#### SUPPLIED RECORDS ####

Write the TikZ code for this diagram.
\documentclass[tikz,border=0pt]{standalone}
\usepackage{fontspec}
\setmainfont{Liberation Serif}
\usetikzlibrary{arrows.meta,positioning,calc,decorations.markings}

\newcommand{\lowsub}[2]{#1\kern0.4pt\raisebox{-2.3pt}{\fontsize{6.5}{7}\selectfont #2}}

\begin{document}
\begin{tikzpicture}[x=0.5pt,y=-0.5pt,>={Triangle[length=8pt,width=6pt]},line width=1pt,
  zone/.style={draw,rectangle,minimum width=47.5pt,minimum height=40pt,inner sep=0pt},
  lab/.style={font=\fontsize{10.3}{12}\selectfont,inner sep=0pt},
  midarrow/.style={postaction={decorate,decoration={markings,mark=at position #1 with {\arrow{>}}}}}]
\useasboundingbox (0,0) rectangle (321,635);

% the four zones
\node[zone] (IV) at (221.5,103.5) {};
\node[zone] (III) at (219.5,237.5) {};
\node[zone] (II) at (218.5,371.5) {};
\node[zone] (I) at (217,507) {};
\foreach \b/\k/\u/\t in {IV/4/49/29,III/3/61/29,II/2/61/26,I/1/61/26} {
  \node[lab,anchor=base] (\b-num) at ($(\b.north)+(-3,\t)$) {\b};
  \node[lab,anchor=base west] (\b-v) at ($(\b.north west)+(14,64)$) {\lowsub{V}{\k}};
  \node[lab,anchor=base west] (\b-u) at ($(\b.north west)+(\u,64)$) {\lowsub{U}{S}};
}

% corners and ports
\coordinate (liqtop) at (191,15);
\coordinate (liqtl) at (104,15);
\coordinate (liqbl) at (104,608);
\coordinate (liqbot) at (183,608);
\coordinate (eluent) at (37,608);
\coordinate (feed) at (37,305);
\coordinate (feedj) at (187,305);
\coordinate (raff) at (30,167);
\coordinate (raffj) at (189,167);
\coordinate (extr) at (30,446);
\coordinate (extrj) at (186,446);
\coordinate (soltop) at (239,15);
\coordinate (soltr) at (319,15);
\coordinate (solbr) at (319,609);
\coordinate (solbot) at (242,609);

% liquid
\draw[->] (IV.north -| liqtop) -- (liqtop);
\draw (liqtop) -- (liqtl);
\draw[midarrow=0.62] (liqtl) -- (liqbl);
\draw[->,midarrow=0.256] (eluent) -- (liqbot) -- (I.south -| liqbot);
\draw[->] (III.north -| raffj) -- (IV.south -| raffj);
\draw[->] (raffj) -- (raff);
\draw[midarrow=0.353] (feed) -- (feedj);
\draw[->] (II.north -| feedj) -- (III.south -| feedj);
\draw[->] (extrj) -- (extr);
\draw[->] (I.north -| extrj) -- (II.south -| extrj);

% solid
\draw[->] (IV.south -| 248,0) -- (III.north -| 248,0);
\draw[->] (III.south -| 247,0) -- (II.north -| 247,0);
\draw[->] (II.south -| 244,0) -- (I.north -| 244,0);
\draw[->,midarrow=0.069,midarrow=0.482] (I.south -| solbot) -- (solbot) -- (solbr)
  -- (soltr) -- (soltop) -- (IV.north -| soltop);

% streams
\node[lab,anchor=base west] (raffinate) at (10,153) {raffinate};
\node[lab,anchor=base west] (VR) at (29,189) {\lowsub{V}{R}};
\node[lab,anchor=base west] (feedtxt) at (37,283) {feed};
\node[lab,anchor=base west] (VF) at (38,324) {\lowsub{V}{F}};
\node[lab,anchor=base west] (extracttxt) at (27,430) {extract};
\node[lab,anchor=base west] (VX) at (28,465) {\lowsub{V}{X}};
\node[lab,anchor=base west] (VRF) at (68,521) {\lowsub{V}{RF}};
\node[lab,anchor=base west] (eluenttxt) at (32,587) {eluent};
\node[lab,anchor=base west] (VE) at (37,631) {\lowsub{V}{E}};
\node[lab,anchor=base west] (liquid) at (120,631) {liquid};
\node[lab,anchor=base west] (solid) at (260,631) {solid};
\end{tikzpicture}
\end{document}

####
#### SUPPLIED RECORDS ####

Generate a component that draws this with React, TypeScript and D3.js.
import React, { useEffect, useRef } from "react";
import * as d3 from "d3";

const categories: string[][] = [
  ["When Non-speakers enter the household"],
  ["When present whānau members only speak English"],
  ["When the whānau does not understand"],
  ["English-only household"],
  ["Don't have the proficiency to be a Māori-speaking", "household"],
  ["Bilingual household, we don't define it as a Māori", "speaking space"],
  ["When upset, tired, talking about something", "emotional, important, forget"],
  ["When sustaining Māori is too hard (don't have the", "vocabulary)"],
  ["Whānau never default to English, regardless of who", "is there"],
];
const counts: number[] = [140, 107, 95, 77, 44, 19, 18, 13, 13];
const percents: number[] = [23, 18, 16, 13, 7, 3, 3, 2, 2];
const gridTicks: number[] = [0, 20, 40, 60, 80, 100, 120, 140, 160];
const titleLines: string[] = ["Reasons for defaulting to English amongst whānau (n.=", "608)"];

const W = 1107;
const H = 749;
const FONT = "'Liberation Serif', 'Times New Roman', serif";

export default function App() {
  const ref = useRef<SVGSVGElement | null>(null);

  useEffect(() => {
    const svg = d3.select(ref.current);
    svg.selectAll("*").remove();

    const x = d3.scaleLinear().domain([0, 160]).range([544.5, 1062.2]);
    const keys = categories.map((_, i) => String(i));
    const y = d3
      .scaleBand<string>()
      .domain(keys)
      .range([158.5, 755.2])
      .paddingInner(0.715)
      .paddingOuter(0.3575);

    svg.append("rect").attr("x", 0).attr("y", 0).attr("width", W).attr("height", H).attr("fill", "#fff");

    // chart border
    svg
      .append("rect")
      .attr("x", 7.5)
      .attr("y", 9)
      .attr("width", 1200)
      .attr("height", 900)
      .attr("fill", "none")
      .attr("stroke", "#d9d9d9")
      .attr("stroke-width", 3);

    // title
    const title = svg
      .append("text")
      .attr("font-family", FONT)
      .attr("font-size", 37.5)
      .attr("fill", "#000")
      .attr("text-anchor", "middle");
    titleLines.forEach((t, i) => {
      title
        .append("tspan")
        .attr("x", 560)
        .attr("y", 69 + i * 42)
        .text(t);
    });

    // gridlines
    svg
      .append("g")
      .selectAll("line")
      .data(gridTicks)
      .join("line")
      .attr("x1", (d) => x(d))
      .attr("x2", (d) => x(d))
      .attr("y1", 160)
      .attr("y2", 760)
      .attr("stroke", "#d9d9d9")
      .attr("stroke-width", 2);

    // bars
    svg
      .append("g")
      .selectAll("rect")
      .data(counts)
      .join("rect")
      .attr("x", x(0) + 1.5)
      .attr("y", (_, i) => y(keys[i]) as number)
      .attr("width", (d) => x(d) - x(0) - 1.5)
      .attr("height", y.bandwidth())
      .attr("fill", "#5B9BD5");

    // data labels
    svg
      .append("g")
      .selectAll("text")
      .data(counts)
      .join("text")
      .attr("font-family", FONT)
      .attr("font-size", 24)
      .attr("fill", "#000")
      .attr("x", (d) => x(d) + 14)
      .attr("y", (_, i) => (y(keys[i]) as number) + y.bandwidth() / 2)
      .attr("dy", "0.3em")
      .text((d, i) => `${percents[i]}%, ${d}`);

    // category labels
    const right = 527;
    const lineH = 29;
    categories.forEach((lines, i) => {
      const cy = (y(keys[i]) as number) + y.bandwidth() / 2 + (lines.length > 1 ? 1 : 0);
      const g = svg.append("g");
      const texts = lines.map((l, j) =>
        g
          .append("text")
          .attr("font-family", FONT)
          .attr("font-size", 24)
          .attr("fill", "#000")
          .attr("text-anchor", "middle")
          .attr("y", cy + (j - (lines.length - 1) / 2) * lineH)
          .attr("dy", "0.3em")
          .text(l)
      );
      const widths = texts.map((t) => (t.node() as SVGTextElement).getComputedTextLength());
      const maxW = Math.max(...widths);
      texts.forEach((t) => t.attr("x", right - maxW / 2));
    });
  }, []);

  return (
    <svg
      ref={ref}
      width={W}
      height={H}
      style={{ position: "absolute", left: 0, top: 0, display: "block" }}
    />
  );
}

####
#### SUPPLIED RECORDS ####

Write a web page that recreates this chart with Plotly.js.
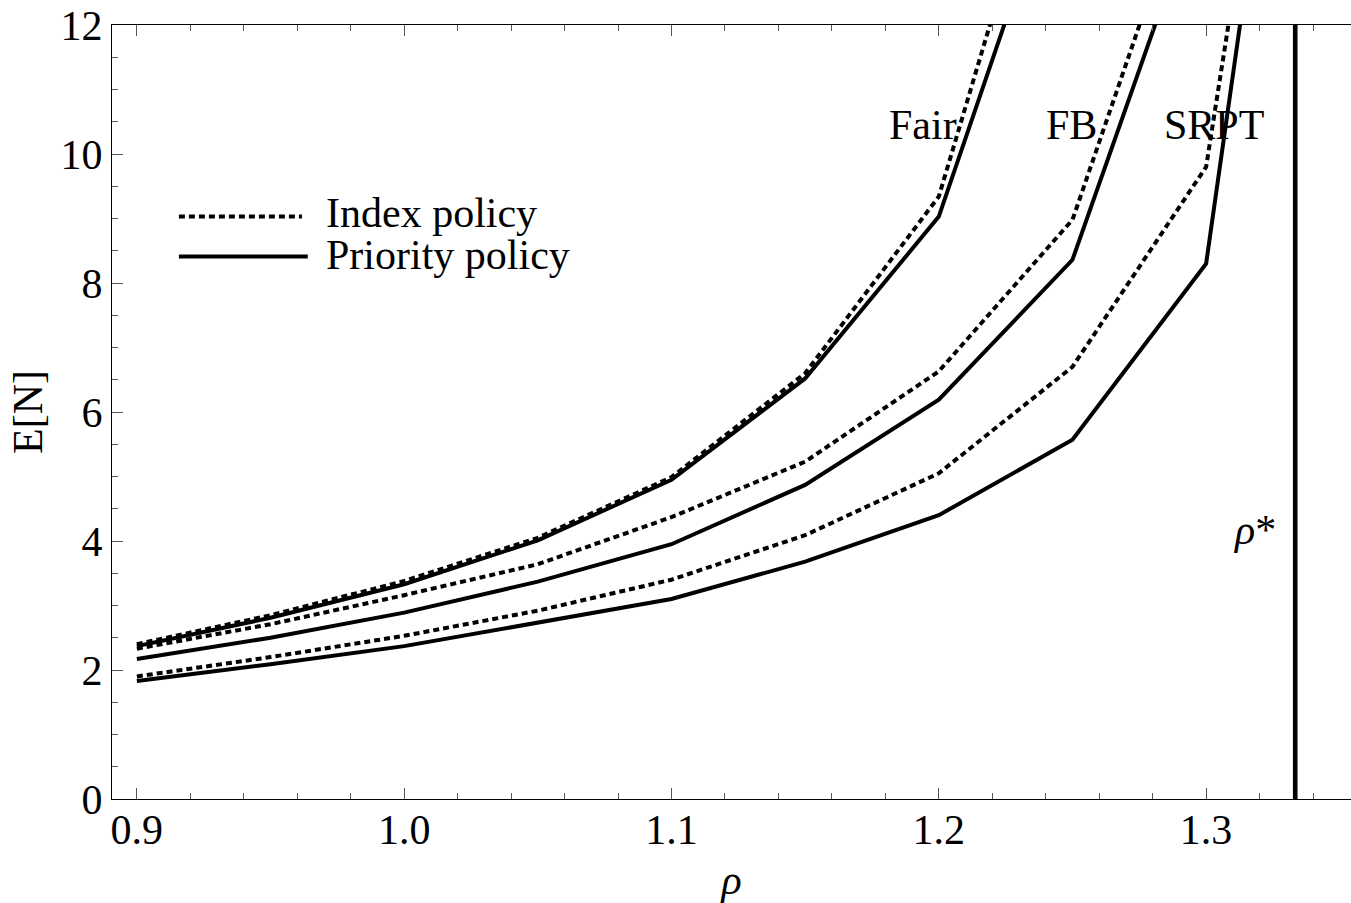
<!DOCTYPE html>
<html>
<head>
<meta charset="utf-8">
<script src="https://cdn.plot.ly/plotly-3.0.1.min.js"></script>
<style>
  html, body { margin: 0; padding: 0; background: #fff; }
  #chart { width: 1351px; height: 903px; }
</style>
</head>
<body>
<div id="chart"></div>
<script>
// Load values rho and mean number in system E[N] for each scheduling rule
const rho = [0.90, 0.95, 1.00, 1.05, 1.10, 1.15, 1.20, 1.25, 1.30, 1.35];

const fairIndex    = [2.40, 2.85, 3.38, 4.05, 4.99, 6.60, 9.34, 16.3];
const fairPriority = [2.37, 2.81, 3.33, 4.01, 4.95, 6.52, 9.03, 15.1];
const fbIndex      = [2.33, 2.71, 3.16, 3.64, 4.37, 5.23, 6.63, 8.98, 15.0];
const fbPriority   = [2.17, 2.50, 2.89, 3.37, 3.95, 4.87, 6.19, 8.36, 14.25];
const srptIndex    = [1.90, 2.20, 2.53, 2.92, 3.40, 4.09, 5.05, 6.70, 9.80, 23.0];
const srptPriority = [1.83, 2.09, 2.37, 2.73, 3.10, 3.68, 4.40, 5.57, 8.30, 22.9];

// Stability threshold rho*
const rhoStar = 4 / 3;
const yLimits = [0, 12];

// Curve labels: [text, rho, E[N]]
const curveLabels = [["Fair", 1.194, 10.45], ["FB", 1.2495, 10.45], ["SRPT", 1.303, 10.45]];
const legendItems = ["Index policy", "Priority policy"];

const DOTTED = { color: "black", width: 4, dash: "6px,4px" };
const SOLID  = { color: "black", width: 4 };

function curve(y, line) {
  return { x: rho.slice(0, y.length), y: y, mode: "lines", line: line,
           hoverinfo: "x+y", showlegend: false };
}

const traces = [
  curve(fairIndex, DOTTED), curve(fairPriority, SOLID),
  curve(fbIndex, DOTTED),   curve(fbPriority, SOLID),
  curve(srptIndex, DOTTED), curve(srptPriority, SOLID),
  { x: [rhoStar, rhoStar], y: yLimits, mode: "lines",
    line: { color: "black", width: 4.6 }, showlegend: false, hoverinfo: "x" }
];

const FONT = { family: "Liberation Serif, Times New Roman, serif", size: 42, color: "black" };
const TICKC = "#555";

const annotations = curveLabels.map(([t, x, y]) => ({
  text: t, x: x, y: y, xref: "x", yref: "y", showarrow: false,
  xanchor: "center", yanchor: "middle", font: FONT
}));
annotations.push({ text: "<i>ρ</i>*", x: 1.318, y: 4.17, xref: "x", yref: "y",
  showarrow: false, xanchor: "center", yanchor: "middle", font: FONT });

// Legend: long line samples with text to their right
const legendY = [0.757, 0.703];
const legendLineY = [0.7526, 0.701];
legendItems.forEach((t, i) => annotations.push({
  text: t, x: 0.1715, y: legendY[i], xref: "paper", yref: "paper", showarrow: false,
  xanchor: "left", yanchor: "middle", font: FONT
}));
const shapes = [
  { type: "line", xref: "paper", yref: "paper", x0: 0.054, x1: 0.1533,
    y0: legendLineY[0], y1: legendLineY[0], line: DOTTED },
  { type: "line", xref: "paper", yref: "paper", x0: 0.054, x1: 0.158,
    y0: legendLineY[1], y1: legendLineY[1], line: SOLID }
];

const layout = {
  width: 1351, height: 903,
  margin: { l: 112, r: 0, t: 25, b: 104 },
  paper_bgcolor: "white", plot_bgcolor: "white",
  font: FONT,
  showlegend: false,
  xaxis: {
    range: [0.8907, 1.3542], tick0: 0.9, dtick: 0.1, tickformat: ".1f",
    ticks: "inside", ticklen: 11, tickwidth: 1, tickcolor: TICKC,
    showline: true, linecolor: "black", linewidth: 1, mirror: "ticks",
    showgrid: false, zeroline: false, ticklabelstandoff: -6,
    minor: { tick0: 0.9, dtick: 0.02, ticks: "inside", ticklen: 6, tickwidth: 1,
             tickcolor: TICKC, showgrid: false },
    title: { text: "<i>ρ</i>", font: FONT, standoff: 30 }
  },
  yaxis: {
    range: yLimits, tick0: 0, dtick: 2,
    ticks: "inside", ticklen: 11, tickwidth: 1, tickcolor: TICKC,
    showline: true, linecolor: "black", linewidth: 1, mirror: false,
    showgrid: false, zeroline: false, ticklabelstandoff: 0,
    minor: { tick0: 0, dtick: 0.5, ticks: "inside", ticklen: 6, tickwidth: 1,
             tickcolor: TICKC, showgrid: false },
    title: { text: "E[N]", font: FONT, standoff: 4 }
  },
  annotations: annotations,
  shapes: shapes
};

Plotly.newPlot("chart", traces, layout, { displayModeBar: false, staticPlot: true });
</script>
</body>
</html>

####

*SHORT EXERCISE*
Exactly reproduce the lines that run from the line bearing "Write the TikZ code for this diagram." through the line bearing "(0,0) rectangle (321,635);", with both end lines included.

*SOLUTION*
Write the TikZ code for this diagram.
\documentclass[tikz,border=0pt]{standalone}
\usepackage{fontspec}
\setmainfont{Liberation Serif}
\usetikzlibrary{arrows.meta,positioning,calc,decorations.markings}

\newcommand{\lowsub}[2]{#1\kern0.4pt\raisebox{-2.3pt}{\fontsize{6.5}{7}\selectfont #2}}

\begin{document}
\begin{tikzpicture}[x=0.5pt,y=-0.5pt,>={Triangle[length=8pt,width=6pt]},line width=1pt,
  zone/.style={draw,rectangle,minimum width=47.5pt,minimum height=40pt,inner sep=0pt},
  lab/.style={font=\fontsize{10.3}{12}\selectfont,inner sep=0pt},
  midarrow/.style={postaction={decorate,decoration={markings,mark=at position #1 with {\arrow{>}}}}}]
\useasboundingbox (0,0) rectangle (321,635);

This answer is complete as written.